An elegant white parachute material curtain rises to the ceiling, and when it gently falls, Winnie is there, buried to her waist in the sand, gently folded over herself, with her head and arms resting on the ground.
A loud, jarring, ugly alarm sounds—jolting everyone--and Winnie wakes up. Her day is book ended by the buzzer that tells her to sleep.
She begins her morning rituals by brushing her teeth, and reading the toothpaste tube.
The absurdity of the situation is heightened by the familiarity of it—-both in the normalcy of brushing your teeth in the morning, and in the fears being embodied before your very eyes: the fear of being stuck, or buried alive, or isolated from all humanity.
It turns out Winnie is not completely isolated. There is Willie, her husband, who lives in a hole to the side of her mound. He grunts monosyllabic answers to her questions and reads headlines from his paper. Winnie speaks of how wonderful it will be if/when he moves to the front of her mound and she’ll be able to see him without straining her neck.
The rest of Winnie’s world is a parasol and a black bag that contains her mirror, a revolver, and a hat. The sun is merciless, and she is baking. The hat offers a little protection, as does the parasol, until it mysteriously blows up.
Winne As Blogger.
Winnie’s life is ritual punctuated by verbal utterances. Her conversation is peppered with quotes from Shakespeare, Milton, Browning, Keats, Byron, authors who make her feel less alone. (
Here is a guide to them--scroll down to the Literary Allusions). Even her oft repeated “sorrow keeps breaking in” is apparently from Boswell’s
Life of Johnson.
The fear that she articulates is that there will be no one to listen to her. "Just to know that in theory you hear me even though in fact you don't is all I need." Just how much of blogging did Beckett foreshadow?
All of our voices are “out there” in the barren landscape of the blogosphere in the hope that someone is listening. In the hope that we don’t come across as the droning, tedious wife. We bring as much of life as we can into the void, soldiering on through anxiety and angst. From the other perspective, Winnie herself is the consummate blogger, with her daily entries of conversation.
Back in her theatrical world, what comes across most in Act I is the life force at its purest. Fiona Shaw is luminous. Her “chatter,” as it has been called, is not grating in the least, but engaging, measured, rhythmically inflected, with extraordinary facial gestures and arm movements.
There is a lot going on here. The piece could be a metaphor for what happens to married couples when they settle into the coexisting grunting state. Willie as the henpecked husband, who has shut himself off from his wife’s eternal yammering. Winnie can’t stop yammering because she literally can do nothing else. Willie could leave the mound, could leave Winnie, and we have no idea why he doesn’t.

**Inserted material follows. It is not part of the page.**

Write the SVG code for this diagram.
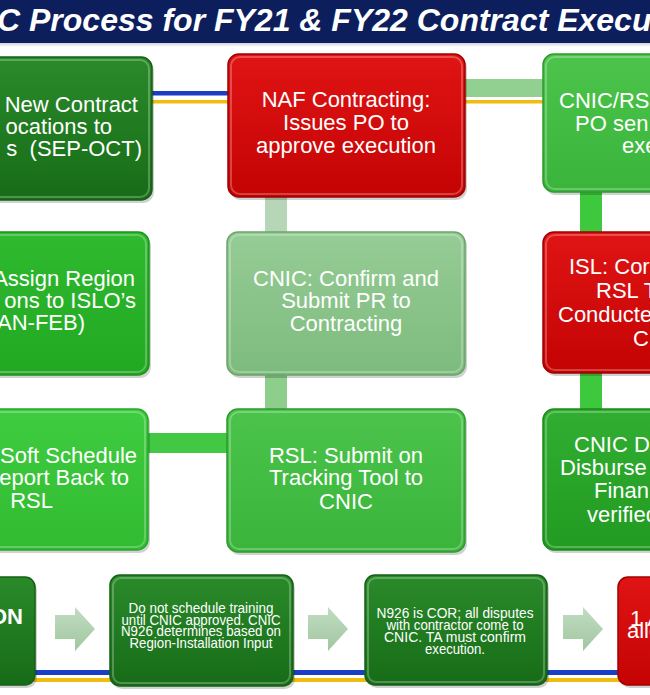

The gun is an ominous presence. Winnie kisses it, and could use it to end her situation, at least in Act 1.
In Act II, with no relative time to Act I, Winnie wakes up and is buried up to her neck; she can no longer do her morning rituals, or reach the gun. Winnie doesn’t comment directly on her worsening condition. She continues to try to organize her time as best she can, knowing that the song must be sung before the bell to sleep. That she shows no outward sign of complete despair is deeply unnerving.
At the end of the play, Willie moves to the front of the mound, ‘dressed to kill” as it says in the play in formal mourning trousers and top hat, and Winnie is excited that he is reaching out to her. She sings “The Merry Widow Waltz” (I love you so) since she can no longer open the music box. The last moment is Willie reaching up toward her, and the two looking at each other.
But is he reaching for the gun? Is it to use on himself, or her? It is a haunting ambiguity.
I grew attached to Winnie in the course of the play, drawn in by her spirit and determinism. “This will have been another happy day.” I could say the same from my mound here in blogspot.com. Lucky for me Steed always responds in full sentences and doesn’t like guns at all. In fact we BBBBBUUUUUUUUZZZZZZZ.